This challenge was approached as an exploration effort using Jupyter Notebooks due to time constraints, so there is no "main" function/file to start the application, but the following notebooks order is advisable due to the Markdown explanation present on each notebook, as well as the creation of intermediary Parquet files during the exploration:
- data_1.ipynb
- data_2.ipynb
- data_3.ipynb
- analysis.ipynb -- This needs to be the last due to the Parquet files dependency.
It was used PySpark and SparkSQL to manipulate data similar as a regular database, and because of that some external dependency is needed before actually running the notebooks (besides actually installing Jupyter):
- Install Apache Spark, the version used was 3.2.1, downloadable here
- Set SPARK_HOME environment variable to the path of the unzipped Spark folder.
- [If on Windows] Download the following winutils.exe package, and set the HADOOP_HOME environment variable to its path.
The dependency of this project was managed using Poetry, but it is not a hard requirement to run these notebooks, as the project is only dependent on pyspark==3.2.1 and findspark==2.0.1 packages.

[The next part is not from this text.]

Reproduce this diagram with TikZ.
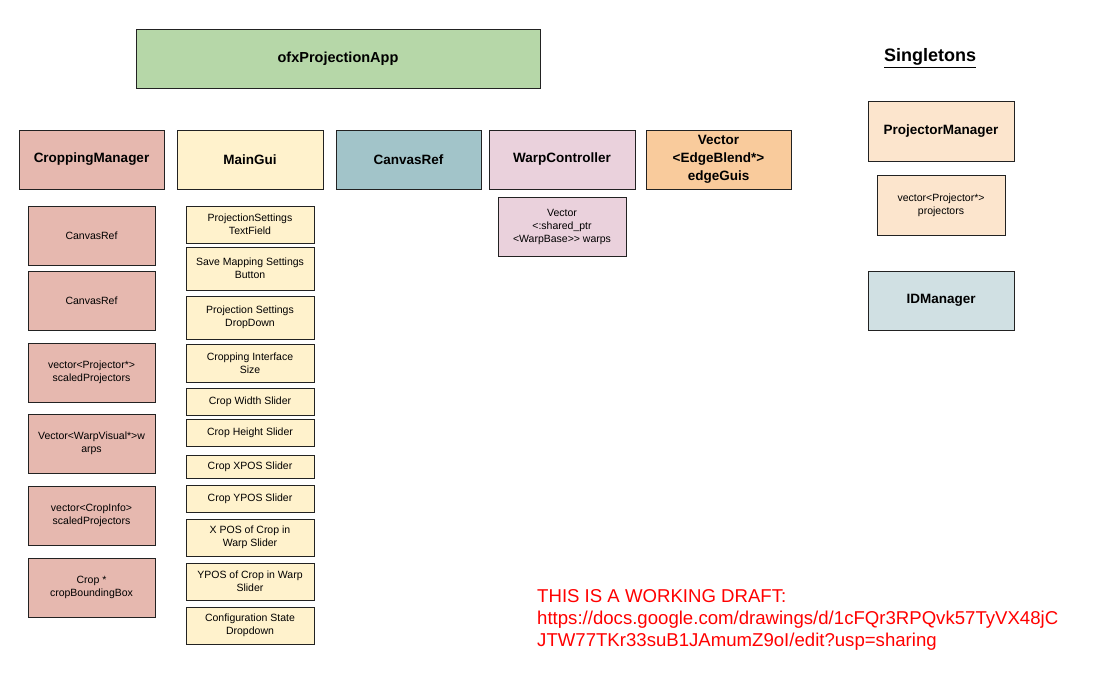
\documentclass[tikz,border=0pt]{standalone}
\usepackage{fontspec}
\setmainfont{Liberation Sans}
\definecolor{cgreen}{HTML}{B6D7A8}
\definecolor{crose}{HTML}{E6B8AF}
\definecolor{cyellow}{HTML}{FFF2CC}
\definecolor{cteal}{HTML}{A2C4C9}
\definecolor{cpink}{HTML}{EAD1DC}
\definecolor{corange}{HTML}{F9CB9C}
\definecolor{clorange}{HTML}{FCE5CD}
\definecolor{clblue}{HTML}{D0E0E3}
\definecolor{cline}{HTML}{222222}
\newcommand{\bx}[7]{\node[box, fill=#6, minimum width={(#4-#2)*1pt}, minimum height={(#5-#3)*1pt}] (#1) at ({(#2+#4)/2},{(#3+#5)/2}) {#7};}
\begin{document}
\begin{tikzpicture}[x=1pt,y=-1pt,
  box/.style={draw=cline, line width=1pt, inner sep=1pt, align=center},
  title/.style={font=\fontsize{13.5}{18}\selectfont\bfseries},
  small/.style={font=\fontsize{10.5}{13}\selectfont}]
\useasboundingbox (0,0) rectangle (1097,689);
% headers
\begin{scope}[every node/.append style={title}]
\bx{app}{136}{29}{540}{88}{cgreen}{\fontsize{14.5}{18}\selectfont ofxProjectionApp}
\bx{crop}{19}{130}{164}{189}{crose}{CroppingManager}
\bx{gui}{177}{130}{323}{189}{cyellow}{MainGui}
\bx{canvas}{336}{130}{481}{189}{cteal}{CanvasRef}
\bx{warpc}{489}{130}{635}{189}{cpink}{WarpController}
\bx{edge}{646}{130}{791}{189}{corange}{Vector\\<EdgeBlend*>\\edgeGuis}
\bx{pm}{868}{101}{1014}{161}{clorange}{ProjectorManager}
\bx{idm}{868}{271}{1014}{330}{clblue}{IDManager}
\end{scope}
\begin{scope}[every node/.append style={small}]
\bx{warps}{498}{197}{626}{256}{cpink}{Vector\\<:shared\_ptr\\<WarpBase>{}> warps}
\bx{projs}{877}{175}{1005}{235}{clorange}{vector<Projector*>\\projectors}
% cropping column
\bx{c1}{28}{206}{155}{265}{crose}{CanvasRef}
\bx{c2}{28}{271}{155}{330}{crose}{CanvasRef}
\bx{c3}{28}{343}{155}{402}{crose}{vector<Projector*>\\scaledProjectors}
\bx{c4}{28}{414}{155}{473}{crose}{Vector<WarpVisual*>w\\arps}
\bx{c5}{28}{486}{155}{545}{crose}{vector<CropInfo>\\scaledProjectors}
\bx{c6}{28}{558}{155}{617}{crose}{Crop *\\cropBoundingBox}
% gui column
\bx{g1}{186}{206}{314}{243}{cyellow}{ProjectionSettings\\TextField}
\bx{g2}{186}{247}{314}{290}{cyellow}{Save Mapping Settings\\Button}
\bx{g3}{186}{296}{314}{339}{cyellow}{Projection Settings\\DropDown}
\bx{g4}{186}{344}{314}{382}{cyellow}{Cropping Interface\\Size}
\bx{g5}{186}{388}{314}{415}{cyellow}{Crop Width Slider}
\bx{g6}{186}{419}{314}{446}{cyellow}{Crop Height Slider}
\bx{g7}{186}{455}{314}{478}{cyellow}{Crop XPOS Slider}
\bx{g8}{186}{485}{314}{512}{cyellow}{Crop YPOS Slider}
\bx{g9}{186}{519}{314}{556}{cyellow}{X POS of Crop in\\Warp Slider}
\bx{g10}{186}{563}{314}{600}{cyellow}{YPOS of Crop in Warp\\Slider}
\bx{g11}{186}{607}{314}{644}{cyellow}{Configuration State\\Dropdown}
\end{scope}
\node[font=\fontsize{18}{22}\selectfont\bfseries] (single) at (930,58) {\underline{Singletons}};
\node[anchor=north west, align=left, inner sep=0pt, text=red, font=\fontsize{18.6}{22}\selectfont] (draft) at (537,589) {THIS IS A WORKING DRAFT:\\https://docs.google.com/drawings/d/1cFQr3RPQvk57TyVX48jC\\JTW77TKr33suB1JAmumZ9oI/edit?usp=sharing};
\end{tikzpicture}
\end{document}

- Like mentioned, the project is structured as a collection of notebooks, but this was just because of the timeframe (see WISHLIST.md for a production-ready checklist for this project)
- It was separated on different notebooks due to the extensive need of exploration and analysis of corner cases.
- The cleaned data was persisted in Apache Parquet format to improve performance on the final notebook analysis.ipynb
- The decisions regarding every transformation, query and assumption is written as Markdown cells in all notebooks. Again, prefer to read them in order to fully understand because similar logics were not repeated on every notebook.
This a really nice challenge, in regards of the difficulty itself and for the possible improvements, such as consuming APIs or using more robust libraries or packages to, for example, analyze text and extract more data.